Russel Crowe venturing into a horror film is an intriguing premise. Here, he plays Father Amorth, the most famous exorcist in the world. He is informed of a strange case to investigate in Spain. Upon his arrival, he realizes this case has a unique caveat via a Vatican coverup. Father Amorth must uncover the truth before the demon’s plan becomes reality.
Unfortunately, I missed this one in theaters. The trailer wasn’t very enticing and seemed to follow tropes from other exorcism films. But “The Pope’s Exorcist” is a cut above the rest! It has some nice surprises that prove even exorcism movies can do something new. Russell Crowe is the reason the film is successful. He brings a strong performance as Father Amorth, an unorthodox and witty priest who handles exorcisms better than most. Crowe delivers many great lines that counter demonic cynicism well, cracking jokes with a pairing of whisky. What’s nice is that his sense of humor brings a fresh perspective on the church and how his faith grounds him through and through. For a genre that often feels repetitive, Father Amorth delivers some much-needed energy! Crowe is accompanied by a younger priest with less charisma and confidence.

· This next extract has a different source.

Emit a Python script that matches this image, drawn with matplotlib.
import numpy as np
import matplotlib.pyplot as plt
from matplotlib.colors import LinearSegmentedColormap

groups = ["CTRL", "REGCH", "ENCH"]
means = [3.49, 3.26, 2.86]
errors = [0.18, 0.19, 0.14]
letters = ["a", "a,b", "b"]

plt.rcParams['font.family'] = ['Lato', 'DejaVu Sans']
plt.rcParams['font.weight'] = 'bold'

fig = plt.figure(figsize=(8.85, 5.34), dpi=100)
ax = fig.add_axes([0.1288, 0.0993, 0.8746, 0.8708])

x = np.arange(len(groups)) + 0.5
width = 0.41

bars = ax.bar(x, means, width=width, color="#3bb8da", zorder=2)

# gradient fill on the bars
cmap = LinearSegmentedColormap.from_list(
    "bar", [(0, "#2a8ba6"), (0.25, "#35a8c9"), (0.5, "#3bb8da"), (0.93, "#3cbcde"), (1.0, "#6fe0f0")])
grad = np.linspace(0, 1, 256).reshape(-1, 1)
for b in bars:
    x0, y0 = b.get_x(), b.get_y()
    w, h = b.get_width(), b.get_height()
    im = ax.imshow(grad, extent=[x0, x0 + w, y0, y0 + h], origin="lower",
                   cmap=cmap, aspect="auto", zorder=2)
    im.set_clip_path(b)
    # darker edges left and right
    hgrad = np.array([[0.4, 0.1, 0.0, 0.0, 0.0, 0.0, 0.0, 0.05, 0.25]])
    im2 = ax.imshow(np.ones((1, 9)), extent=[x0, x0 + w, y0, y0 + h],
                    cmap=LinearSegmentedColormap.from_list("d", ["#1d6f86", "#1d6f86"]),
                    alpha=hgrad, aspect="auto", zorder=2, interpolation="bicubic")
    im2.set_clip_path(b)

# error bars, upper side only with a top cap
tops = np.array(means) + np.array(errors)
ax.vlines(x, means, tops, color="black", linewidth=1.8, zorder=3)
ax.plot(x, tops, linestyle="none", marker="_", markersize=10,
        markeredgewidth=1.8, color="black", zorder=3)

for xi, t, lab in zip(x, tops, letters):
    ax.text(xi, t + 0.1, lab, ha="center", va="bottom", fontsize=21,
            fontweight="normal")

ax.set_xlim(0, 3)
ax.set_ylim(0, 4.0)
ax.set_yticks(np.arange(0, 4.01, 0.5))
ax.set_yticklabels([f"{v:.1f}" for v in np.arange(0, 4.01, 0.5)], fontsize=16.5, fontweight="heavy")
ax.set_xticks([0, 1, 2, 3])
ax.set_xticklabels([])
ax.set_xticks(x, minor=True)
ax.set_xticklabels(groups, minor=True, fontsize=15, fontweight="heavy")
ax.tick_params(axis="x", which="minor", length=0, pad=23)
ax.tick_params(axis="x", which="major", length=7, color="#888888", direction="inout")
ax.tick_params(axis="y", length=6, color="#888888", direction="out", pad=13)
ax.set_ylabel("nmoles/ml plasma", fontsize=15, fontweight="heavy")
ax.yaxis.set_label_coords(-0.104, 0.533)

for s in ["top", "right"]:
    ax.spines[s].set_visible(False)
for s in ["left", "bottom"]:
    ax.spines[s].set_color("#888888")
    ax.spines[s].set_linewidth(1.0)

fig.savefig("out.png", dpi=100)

Daniel Zovatto plays Father Esquibel, who has a nice character progression by the end of the film. The two develop a likable dynamic that I would love to see in a future film.
The demonic possession scenes are surprisingly strong too. Crowe’s charisma is matched by a demon that brings a fresh sense of terror. This raises the stakes for the boy being harmed and the spiritual vulnerability the church faces. I enjoyed the sense of mystery that lingered until the big reveal. What’s exciting is that I would actually enjoy seeing a sequel. Since Father Amorth had so many cases throughout his career (yes, he was real), there is plenty of material to explore. Another unique aspect is the set pieces. We are featured to some dark, creepy underground relics that elevate the situation at hand.
“The Pope’s Exorcist” could have been one of the best horror films of the past few years. In certain ways, it is! It has some unique story elements and a strong lead character. But a few problems hinder the film from being truly great. While I appreciate some gutsy new directions, I think it tries to explore one too many ideas. There are certain segments that get lost in the weeds that are largely left unexamined. Simplifying the third act would have made the story more efficient.
The family being tormented was a weaker part of the story. The only thing we learn about them is that the father in the family passed away. Otherwise, they are largely left unexplored. Since the boy doesn’t talk in the film (outside of the possession) we don’t get much development from him. If the film explored how each character was affected by their father’s passing, the emotional pull would have been stronger. But this problem continues until the film’s end. The family’s resolution is quite abrupt and we don’t get much closure. I wish their trauma was examined further and they got a more fulfilling conclusion.
“The Pope’s Exorcist” is one of the better exorcism movies in recent memory. It combines a unique story with a charismatic lead, making the film stand out amongst the pack. It’s not the scariest movie to come out this year, but it should provide enough thrills to satisfy genre enthusiasts. Give it a watch in preparation for spooky season, or simply to see Russell Crowe instigating arguments with a demon.